━━━━━ Source excerpt ━━━━━
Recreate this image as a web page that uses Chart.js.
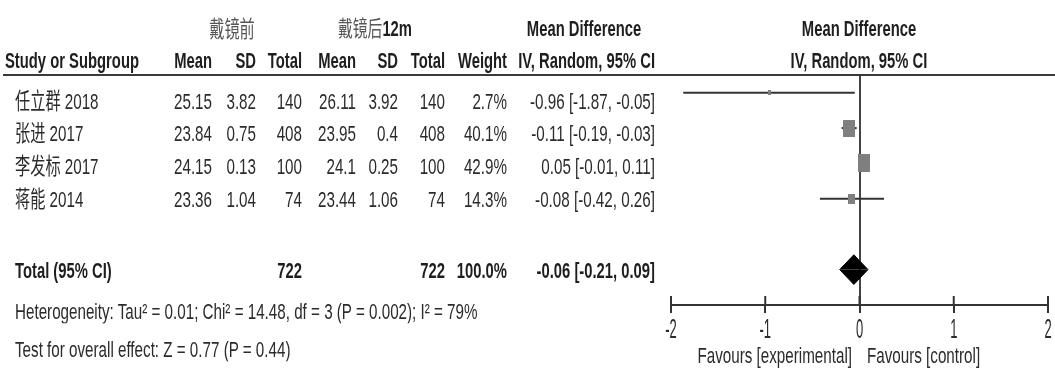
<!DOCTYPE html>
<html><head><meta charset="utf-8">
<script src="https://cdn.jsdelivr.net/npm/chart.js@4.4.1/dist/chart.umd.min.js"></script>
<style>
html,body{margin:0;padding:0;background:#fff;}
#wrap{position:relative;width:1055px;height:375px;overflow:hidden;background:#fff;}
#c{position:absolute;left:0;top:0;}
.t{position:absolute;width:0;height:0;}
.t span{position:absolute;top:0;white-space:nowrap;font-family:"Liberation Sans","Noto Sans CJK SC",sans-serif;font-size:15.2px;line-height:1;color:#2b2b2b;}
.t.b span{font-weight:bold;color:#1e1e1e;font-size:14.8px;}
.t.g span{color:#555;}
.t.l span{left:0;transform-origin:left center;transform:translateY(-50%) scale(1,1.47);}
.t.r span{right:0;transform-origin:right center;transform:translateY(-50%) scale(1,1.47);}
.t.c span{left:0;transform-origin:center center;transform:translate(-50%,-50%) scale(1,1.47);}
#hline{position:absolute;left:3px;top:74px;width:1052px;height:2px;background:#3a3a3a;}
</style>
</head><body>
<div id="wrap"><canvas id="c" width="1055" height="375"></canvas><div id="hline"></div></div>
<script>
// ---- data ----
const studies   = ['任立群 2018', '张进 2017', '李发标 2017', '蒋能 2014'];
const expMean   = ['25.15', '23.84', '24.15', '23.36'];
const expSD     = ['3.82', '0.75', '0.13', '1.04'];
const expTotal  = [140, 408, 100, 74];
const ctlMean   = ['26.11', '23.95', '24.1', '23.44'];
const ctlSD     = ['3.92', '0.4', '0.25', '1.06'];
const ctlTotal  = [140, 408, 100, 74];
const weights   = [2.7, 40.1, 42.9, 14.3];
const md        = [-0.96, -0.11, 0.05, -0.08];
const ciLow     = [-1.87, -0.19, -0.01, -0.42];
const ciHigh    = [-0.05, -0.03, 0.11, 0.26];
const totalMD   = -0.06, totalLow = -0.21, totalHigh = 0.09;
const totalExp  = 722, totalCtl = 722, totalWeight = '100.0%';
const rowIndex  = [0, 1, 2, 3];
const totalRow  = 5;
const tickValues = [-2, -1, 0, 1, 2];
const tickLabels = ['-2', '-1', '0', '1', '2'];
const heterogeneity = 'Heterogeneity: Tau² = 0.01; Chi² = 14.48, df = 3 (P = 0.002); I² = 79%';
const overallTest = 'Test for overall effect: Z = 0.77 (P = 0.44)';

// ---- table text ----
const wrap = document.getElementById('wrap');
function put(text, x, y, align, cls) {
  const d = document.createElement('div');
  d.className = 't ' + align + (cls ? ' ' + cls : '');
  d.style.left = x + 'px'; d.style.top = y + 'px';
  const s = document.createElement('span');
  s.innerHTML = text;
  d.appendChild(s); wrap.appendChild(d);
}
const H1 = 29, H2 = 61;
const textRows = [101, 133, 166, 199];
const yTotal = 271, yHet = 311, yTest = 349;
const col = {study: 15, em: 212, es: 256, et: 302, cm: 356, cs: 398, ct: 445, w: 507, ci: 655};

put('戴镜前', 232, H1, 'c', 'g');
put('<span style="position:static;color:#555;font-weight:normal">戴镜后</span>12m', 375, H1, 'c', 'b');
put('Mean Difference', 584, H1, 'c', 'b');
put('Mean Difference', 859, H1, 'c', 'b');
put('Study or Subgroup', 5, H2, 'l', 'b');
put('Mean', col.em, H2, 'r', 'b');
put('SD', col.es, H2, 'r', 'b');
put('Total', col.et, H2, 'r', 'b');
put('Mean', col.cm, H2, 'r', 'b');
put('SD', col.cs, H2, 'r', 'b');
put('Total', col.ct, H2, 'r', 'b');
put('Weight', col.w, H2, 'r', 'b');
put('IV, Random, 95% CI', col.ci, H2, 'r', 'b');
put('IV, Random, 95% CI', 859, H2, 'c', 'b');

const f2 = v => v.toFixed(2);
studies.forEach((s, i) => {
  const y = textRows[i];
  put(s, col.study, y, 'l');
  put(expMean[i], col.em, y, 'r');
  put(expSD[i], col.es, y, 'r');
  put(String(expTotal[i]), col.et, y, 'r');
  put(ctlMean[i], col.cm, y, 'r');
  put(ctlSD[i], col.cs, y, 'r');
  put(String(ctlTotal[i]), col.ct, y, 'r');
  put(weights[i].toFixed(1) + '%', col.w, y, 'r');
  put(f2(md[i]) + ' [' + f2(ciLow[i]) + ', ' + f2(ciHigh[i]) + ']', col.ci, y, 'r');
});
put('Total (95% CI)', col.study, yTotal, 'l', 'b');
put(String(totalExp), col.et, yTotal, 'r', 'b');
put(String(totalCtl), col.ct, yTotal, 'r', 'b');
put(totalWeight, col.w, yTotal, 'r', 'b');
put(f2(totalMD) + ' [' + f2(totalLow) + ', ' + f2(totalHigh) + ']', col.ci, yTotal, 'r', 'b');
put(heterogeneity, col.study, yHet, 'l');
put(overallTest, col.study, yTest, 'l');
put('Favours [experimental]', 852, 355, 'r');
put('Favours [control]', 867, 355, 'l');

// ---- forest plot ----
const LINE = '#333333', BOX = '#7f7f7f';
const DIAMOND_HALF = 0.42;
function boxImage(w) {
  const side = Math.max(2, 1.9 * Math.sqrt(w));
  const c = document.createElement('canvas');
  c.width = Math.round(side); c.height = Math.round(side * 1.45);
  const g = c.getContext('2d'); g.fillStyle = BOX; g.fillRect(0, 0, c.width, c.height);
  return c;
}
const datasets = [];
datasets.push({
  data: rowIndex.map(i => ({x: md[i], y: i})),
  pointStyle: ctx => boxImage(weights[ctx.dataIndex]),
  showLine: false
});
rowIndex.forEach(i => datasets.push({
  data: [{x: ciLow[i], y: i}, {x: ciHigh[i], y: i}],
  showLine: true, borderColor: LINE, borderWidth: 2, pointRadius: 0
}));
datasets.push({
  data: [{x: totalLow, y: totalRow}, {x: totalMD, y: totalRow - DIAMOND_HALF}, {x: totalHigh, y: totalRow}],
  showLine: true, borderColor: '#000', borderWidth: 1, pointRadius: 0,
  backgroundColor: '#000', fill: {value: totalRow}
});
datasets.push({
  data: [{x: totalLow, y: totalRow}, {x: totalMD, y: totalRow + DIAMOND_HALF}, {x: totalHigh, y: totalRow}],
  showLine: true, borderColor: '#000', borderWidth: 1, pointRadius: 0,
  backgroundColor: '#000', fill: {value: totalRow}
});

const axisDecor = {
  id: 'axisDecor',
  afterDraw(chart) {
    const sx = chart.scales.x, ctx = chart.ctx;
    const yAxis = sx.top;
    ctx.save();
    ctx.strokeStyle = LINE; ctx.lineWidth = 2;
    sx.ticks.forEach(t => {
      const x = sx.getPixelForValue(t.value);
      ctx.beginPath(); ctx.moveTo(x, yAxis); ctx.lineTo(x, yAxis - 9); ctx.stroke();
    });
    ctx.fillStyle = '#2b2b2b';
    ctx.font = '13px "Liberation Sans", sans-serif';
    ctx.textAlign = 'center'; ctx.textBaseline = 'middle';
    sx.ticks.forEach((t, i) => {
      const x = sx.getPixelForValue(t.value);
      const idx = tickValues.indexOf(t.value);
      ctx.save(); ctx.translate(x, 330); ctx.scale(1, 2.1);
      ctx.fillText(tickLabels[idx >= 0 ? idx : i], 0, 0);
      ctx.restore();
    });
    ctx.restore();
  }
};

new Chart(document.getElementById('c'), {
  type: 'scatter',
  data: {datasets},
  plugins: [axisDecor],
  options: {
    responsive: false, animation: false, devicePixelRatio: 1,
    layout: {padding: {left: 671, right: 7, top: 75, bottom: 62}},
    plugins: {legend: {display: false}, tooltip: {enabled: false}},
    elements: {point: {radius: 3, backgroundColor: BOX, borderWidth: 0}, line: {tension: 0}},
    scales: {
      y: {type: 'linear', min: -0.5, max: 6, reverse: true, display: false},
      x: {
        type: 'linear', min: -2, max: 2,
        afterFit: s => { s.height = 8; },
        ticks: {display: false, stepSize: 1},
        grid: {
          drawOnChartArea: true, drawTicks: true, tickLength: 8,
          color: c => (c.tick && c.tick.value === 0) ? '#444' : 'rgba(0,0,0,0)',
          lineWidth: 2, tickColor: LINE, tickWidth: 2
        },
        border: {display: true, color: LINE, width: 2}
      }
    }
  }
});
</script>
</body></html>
━━━━━
* Written task *
Skip every picture and return the lines above from the top through the one that contains "const overallTest = 'Test".

* Solution below *
Recreate this image as a web page that uses Chart.js.
<!DOCTYPE html>
<html><head><meta charset="utf-8">
<script src="https://cdn.jsdelivr.net/npm/chart.js@4.4.1/dist/chart.umd.min.js"></script>
<style>
html,body{margin:0;padding:0;background:#fff;}
#wrap{position:relative;width:1055px;height:375px;overflow:hidden;background:#fff;}
#c{position:absolute;left:0;top:0;}
.t{position:absolute;width:0;height:0;}
.t span{position:absolute;top:0;white-space:nowrap;font-family:"Liberation Sans","Noto Sans CJK SC",sans-serif;font-size:15.2px;line-height:1;color:#2b2b2b;}
.t.b span{font-weight:bold;color:#1e1e1e;font-size:14.8px;}
.t.g span{color:#555;}
.t.l span{left:0;transform-origin:left center;transform:translateY(-50%) scale(1,1.47);}
.t.r span{right:0;transform-origin:right center;transform:translateY(-50%) scale(1,1.47);}
.t.c span{left:0;transform-origin:center center;transform:translate(-50%,-50%) scale(1,1.47);}
#hline{position:absolute;left:3px;top:74px;width:1052px;height:2px;background:#3a3a3a;}
</style>
</head><body>
<div id="wrap"><canvas id="c" width="1055" height="375"></canvas><div id="hline"></div></div>
<script>
// ---- data ----
const studies   = ['任立群 2018', '张进 2017', '李发标 2017', '蒋能 2014'];
const expMean   = ['25.15', '23.84', '24.15', '23.36'];
const expSD     = ['3.82', '0.75', '0.13', '1.04'];
const expTotal  = [140, 408, 100, 74];
const ctlMean   = ['26.11', '23.95', '24.1', '23.44'];
const ctlSD     = ['3.92', '0.4', '0.25', '1.06'];
const ctlTotal  = [140, 408, 100, 74];
const weights   = [2.7, 40.1, 42.9, 14.3];
const md        = [-0.96, -0.11, 0.05, -0.08];
const ciLow     = [-1.87, -0.19, -0.01, -0.42];
const ciHigh    = [-0.05, -0.03, 0.11, 0.26];
const totalMD   = -0.06, totalLow = -0.21, totalHigh = 0.09;
const totalExp  = 722, totalCtl = 722, totalWeight = '100.0%';
const rowIndex  = [0, 1, 2, 3];
const totalRow  = 5;
const tickValues = [-2, -1, 0, 1, 2];
const tickLabels = ['-2', '-1', '0', '1', '2'];
const heterogeneity = 'Heterogeneity: Tau² = 0.01; Chi² = 14.48, df = 3 (P = 0.002); I² = 79%';
const overallTest = 'Test for overall effect: Z = 0.77 (P = 0.44)';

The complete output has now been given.